#### [GIVEN REQUEST]
From the listing that follows, output everything exactly except the pictures.
─── INFORMATION SUPPLIED
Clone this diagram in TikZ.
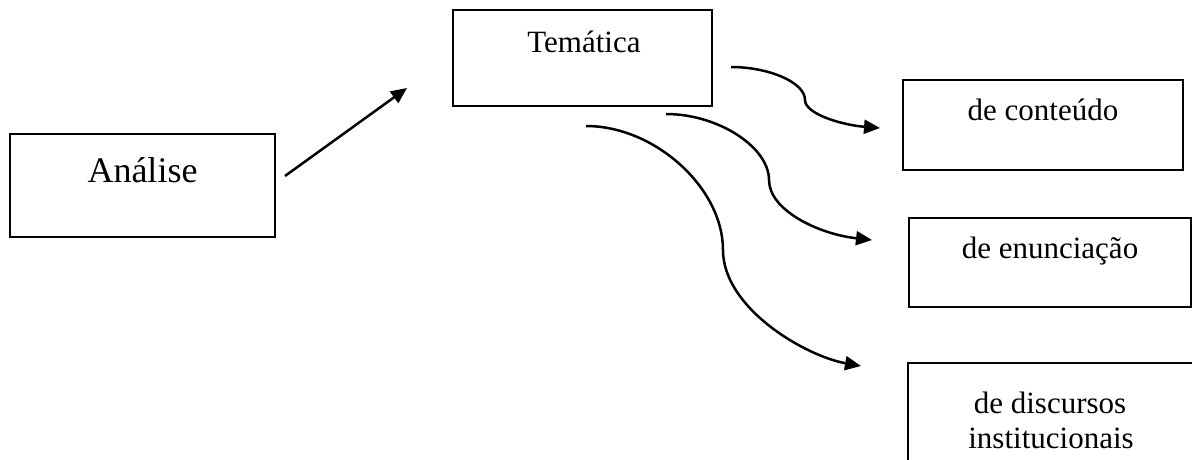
\documentclass[tikz,border=0pt]{standalone}
\usepackage{fontspec}
\setmainfont{Liberation Serif}
\usetikzlibrary{arrows.meta}
\begin{document}
\begin{tikzpicture}[x=1pt,y=-1pt,
  box/.style={draw, line width=2.6pt, rectangle, inner sep=0pt},
  lbl/.style={inner sep=0pt, anchor=base, font=\fontsize{31}{35}\selectfont},
  biglbl/.style={inner sep=0pt, anchor=base, font=\fontsize{36}{40}\selectfont},
  link/.style={line width=2.5pt, -{Triangle[length=16pt,width=14pt]}}]
\clip (0,0) rectangle (1192,459);

% boxes
\node[box, minimum width=265pt, minimum height=103pt] (analise) at (142.5,185.5) {};
\node[box, minimum width=259pt, minimum height=96pt] (tematica) at (582.5,58) {};
\node[box, minimum width=280pt, minimum height=90pt] (conteudo) at (1043,125) {};
\node[box, minimum width=282pt, minimum height=89pt] (enunciacao) at (1050,262.5) {};
\node[box, minimum width=292pt, minimum height=120pt] (discursos) at (1054,423) {};

% labels, set near the top of each box
\node[biglbl] (t-analise) at (142.5,182) {Análise};
\node[lbl] (t-tematica) at (584,52) {Temática};
\node[lbl] (t-conteudo) at (1043,120) {de conteúdo};
\node[lbl] (t-enunciacao) at (1050,258) {de enunciação};
\node[lbl] (t-discursos1) at (1050,413) {de discursos};
\node[lbl] (t-discursos2) at (1051,448) {institucionais};

% connector end points
\coordinate (a0) at (285,176);
\coordinate (a1) at (407,88);
\coordinate (c1s) at (731,67);
\coordinate (c1m) at (805,100);
\coordinate (c1e) at (880,128);
\coordinate (c2s) at (666,114);
\coordinate (c2m) at (769,180);
\coordinate (c2e) at (872,240);
\coordinate (c3s) at (586,126);
\coordinate (c3m) at (723,250);
\coordinate (c3e) at (861,366);

% connectors
\draw[link] (a0) -- (a1);
\draw[link] (c1s) .. controls (768,67) and (805,82) .. (c1m)
                  .. controls (805,114) and (842,125) .. (c1e);
\draw[link] (c2s) .. controls (718,114) and (769,147) .. (c2m)
                  .. controls (769,210) and (818,234) .. (c2e);
\draw[link] (c3s) .. controls (655,126) and (723,188) .. (c3m)
                  .. controls (723,308) and (805,356) .. (c3e);
\end{tikzpicture}
\end{document}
──────
#### [TASK OUTPUT]
Clone this diagram in TikZ.
\documentclass[tikz,border=0pt]{standalone}
\usepackage{fontspec}
\setmainfont{Liberation Serif}
\usetikzlibrary{arrows.meta}
\begin{document}
\begin{tikzpicture}[x=1pt,y=-1pt,
  box/.style={draw, line width=2.6pt, rectangle, inner sep=0pt},
  lbl/.style={inner sep=0pt, anchor=base, font=\fontsize{31}{35}\selectfont},
  biglbl/.style={inner sep=0pt, anchor=base, font=\fontsize{36}{40}\selectfont},
  link/.style={line width=2.5pt, -{Triangle[length=16pt,width=14pt]}}]
\clip (0,0) rectangle (1192,459);

% boxes
\node[box, minimum width=265pt, minimum height=103pt] (analise) at (142.5,185.5) {};
\node[box, minimum width=259pt, minimum height=96pt] (tematica) at (582.5,58) {};
\node[box, minimum width=280pt, minimum height=90pt] (conteudo) at (1043,125) {};
\node[box, minimum width=282pt, minimum height=89pt] (enunciacao) at (1050,262.5) {};
\node[box, minimum width=292pt, minimum height=120pt] (discursos) at (1054,423) {};

% labels, set near the top of each box
\node[biglbl] (t-analise) at (142.5,182) {Análise};
\node[lbl] (t-tematica) at (584,52) {Temática};
\node[lbl] (t-conteudo) at (1043,120) {de conteúdo};
\node[lbl] (t-enunciacao) at (1050,258) {de enunciação};
\node[lbl] (t-discursos1) at (1050,413) {de discursos};
\node[lbl] (t-discursos2) at (1051,448) {institucionais};

% connector end points
\coordinate (a0) at (285,176);
\coordinate (a1) at (407,88);
\coordinate (c1s) at (731,67);
\coordinate (c1m) at (805,100);
\coordinate (c1e) at (880,128);
\coordinate (c2s) at (666,114);
\coordinate (c2m) at (769,180);
\coordinate (c2e) at (872,240);
\coordinate (c3s) at (586,126);
\coordinate (c3m) at (723,250);
\coordinate (c3e) at (861,366);

% connectors
\draw[link] (a0) -- (a1);
\draw[link] (c1s) .. controls (768,67) and (805,82) .. (c1m)
                  .. controls (805,114) and (842,125) .. (c1e);
\draw[link] (c2s) .. controls (718,114) and (769,147) .. (c2m)
                  .. controls (769,210) and (818,234) .. (c2e);
\draw[link] (c3s) .. controls (655,126) and (723,188) .. (c3m)
                  .. controls (723,308) and (805,356) .. (c3e);
\end{tikzpicture}
\end{document}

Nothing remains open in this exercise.